Dad often asked me questions like, “Do you know how many people are here?” Years earlier I might answer, “I don’t know, maybe 200 or so.” He’d respond, “No, all of them.”
One of my favorites is when he’d wake up in the morning. No matter how disheveled he looked, he’d come away from the mirror and proclaim, “Man, it happened again.” Unsure of what happened again my sister and I would ask, “What happened?”
“I just get better looking everyday,” he’d quip, as if it were some inconvenience to him.
We loved playing cards together, particularly a game called Hoss. If he were winning, he’d get up, walk to the kitchen door and look outside. When he came back to sit down I’d ask him, “What are you doing?” His reply, “Looking for competition.”
If you lost badly enough, he made sure the scorecard hung on the refrigerator.
Dad had that way about him. Even if you lost, he made you somehow glad he was the one who won.
- Dad refused to allow stress rob him of joy.
Many of Dad’s coworkers and friends shared stories of him with us this past week. One of the most significant themes to resonate from these stories was Dad’s ability to deflect stress.
I have to admit, it’s a trait I didn’t inherit. However, it’s a trait I’m now working to develop.

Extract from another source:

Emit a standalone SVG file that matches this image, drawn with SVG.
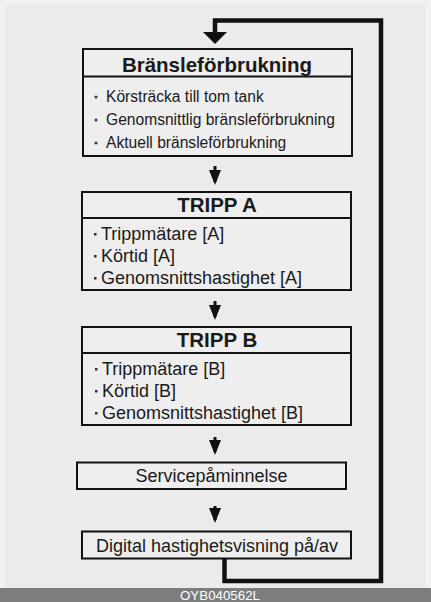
<svg xmlns="http://www.w3.org/2000/svg" width="431" height="602" viewBox="0 0 431 602">
<style>
.box{fill:#eeeeee;stroke:#111;stroke-width:2}
.div{stroke:#111;stroke-width:2}
.t{font-family:"Liberation Sans",Arial,sans-serif;fill:#1a1a1a}
.h{font-weight:bold;font-size:20.5px;text-anchor:middle}
.s{font-size:15.6px}
.i{font-size:18px}
.c{font-size:18px;text-anchor:middle}
.line{fill:none;stroke:#111;stroke-width:4.5}
.arr{fill:none;stroke:#111;stroke-width:3}
.dot{fill:#333}
</style>
<defs>
<marker id="ah" markerWidth="5" markerHeight="4" refX="4" refY="2" orient="auto" markerUnits="strokeWidth">
<path d="M0,0 L5,2 L0,4 Z" fill="#111"/>
</marker>
</defs>
<rect x="0" y="0" width="431" height="602" fill="#f2f2f2"/>
<rect x="5" y="5" width="421" height="583" fill="#ebebeb"/>
<g id="connectors">
<path class="line" d="M224.5,559 V581 H381 V20.5 H215 V34"/>
<path d="M203,32 L227,32 L215,44 Z" fill="#111"/>
<path class="arr" d="M215,166 V182" marker-end="url(#ah)"/>
<path class="arr" d="M215,301 V317" marker-end="url(#ah)"/>
<path class="arr" d="M215,437 V452" marker-end="url(#ah)"/>
<path class="arr" d="M215,506 V520" marker-end="url(#ah)"/>
</g>
<g id="fuel">
<rect class="box" x="83" y="49" width="269" height="107"/>
<line class="div" x1="83" y1="76.5" x2="352" y2="76.5"/>
<text class="t h" x="217" y="72">Bränsleförbrukning</text>
<circle class="dot" cx="96" cy="97" r="1.5"/>
<circle class="dot" cx="96" cy="120" r="1.5"/>
<circle class="dot" cx="96" cy="143" r="1.5"/>
<text class="t s" x="106" y="102">Körsträcka till tom tank</text>
<text class="t s" x="106" y="125">Genomsnittlig bränsleförbrukning</text>
<text class="t s" x="106" y="148">Aktuell bränsleförbrukning</text>
</g>
<g id="trippA">
<rect class="box" x="82" y="192" width="269" height="98"/>
<line class="div" x1="82" y1="218" x2="351" y2="218"/>
<text class="t h" x="217" y="212">TRIPP A</text>
<rect class="dot" x="94" y="233" width="2.5" height="2.5"/>
<rect class="dot" x="94" y="255" width="2.5" height="2.5"/>
<rect class="dot" x="94" y="277" width="2.5" height="2.5"/>
<text class="t i" x="101" y="240">Trippmätare [A]</text>
<text class="t i" x="101" y="262">Körtid [A]</text>
<text class="t i" x="101" y="284">Genomsnittshastighet [A]</text>
</g>
<g id="trippB">
<rect class="box" x="82" y="327" width="269" height="98"/>
<line class="div" x1="82" y1="353" x2="351" y2="353"/>
<text class="t h" x="217" y="347">TRIPP B</text>
<rect class="dot" x="95" y="368" width="2.5" height="2.5"/>
<rect class="dot" x="95" y="390" width="2.5" height="2.5"/>
<rect class="dot" x="95" y="412" width="2.5" height="2.5"/>
<text class="t i" x="102" y="375">Trippmätare [B]</text>
<text class="t i" x="102" y="397">Körtid [B]</text>
<text class="t i" x="102" y="419">Genomsnittshastighet [B]</text>
</g>
<g id="service">
<rect class="box" x="77" y="462.5" width="269" height="26.5"/>
<text class="t c" x="211.5" y="482">Servicepåminnelse</text>
</g>
<g id="digital">
<rect class="box" x="82" y="531.5" width="269" height="27"/>
<text class="t c" x="217" y="552">Digital hastighetsvisning på/av</text>
</g>
<rect x="0" y="588" width="431" height="14" fill="#7d7d7d"/>
<text class="t" x="220" y="600" font-size="13" text-anchor="middle" style="fill:#ffffff" textLength="80" lengthAdjust="spacingAndGlyphs">OYB040562L</text>
</svg>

Three days after Dad received his first heart pump in September 2014, we sat together in the ICU and he said to me, “When I first was diagnosed 21 years ago, I asked God to allow me to see you kids grow up. Now I’m asking Him for a bonus—to enjoy my grandkids.”
My dad’s prayer reminds me of a story I came across by Brene Brown in her book Daring Greatly, about a man in his early sixties,
“I used to think the best way to go through life was to expect the worst,” he told her. “That way, if it happened, you were prepared.”
“Then I was in a car accident and my wife was killed. Needless to say, expecting the worst didn’t prepare me at all. And worse, I still grieve for all of those wonderful moments we shared that I didn’t fully enjoy.”
My dad’s battle with congestive heart failure the past 23 years opened my eyes to a gift—the value of a moment. The gift of a conversation shared. The gift of time spent together.
Living in a different state since 2002, we didn’t miss a single year of meeting one another in Philadelphia for our annual Father’s Day Phillies game. Our streak ended in 2014 when he had his first heart pump surgery.
We dreamed often of the day three generations—with my son—would make it to our Phillies game. That didn’t happen. But what did happen is a story that will live on into that third generation and beyond.
Even when his mom—our Me-maw—was sick, her departing words to me were, “Be joyful.”
It reminds me of Jesus’ words, “Do not be anxious about your life. Which of you by being anxious can add a single hour to his life?”
We’re not promised tomorrow, which is why I’m now actively making changes in my life to stop stress from robbing me of joy.
- Dad was the most gentle, others-centered person I ever knew.
One of my last memories of Dad before he was sedated and intubated was when my sister brought my nephew, Jayden, into the hospital room to see him. Jayden lost a tooth in the waiting room just minutes prior. Dad was in the worst pain I ever saw him in. Yet, with my sister holding Jayden over Dad’s bed, Dad managed to roll over and hand him a few dollars for losing his tooth.
My dad lived the last few years of his life in utter pain. He hurt a lot. But if you talked to him, he’d ask you about you.
I can count on one hand the number of wrestling matches Dad missed in the six years I wrestled through junior and senior high school. He even lamented a few weeks ago about not being able to make it to Jayden’s last soccer game because he was in the hospital.
Even into our adulthood—whether for his kids or his grandkids—Dad was always in the stands.
No matter how much pain he was in, Dad would always say, “If my journey can change just one life, then it was worth it.”
Dad, your story continues to change mine.
As we celebrate our Dad’s story, I hope you consider the story you’re living. Tonight, squeeze the hand of the one you love a little tighter. Hug your kids and tuck them in a little longer.
If your story is changed, his journey was worth it.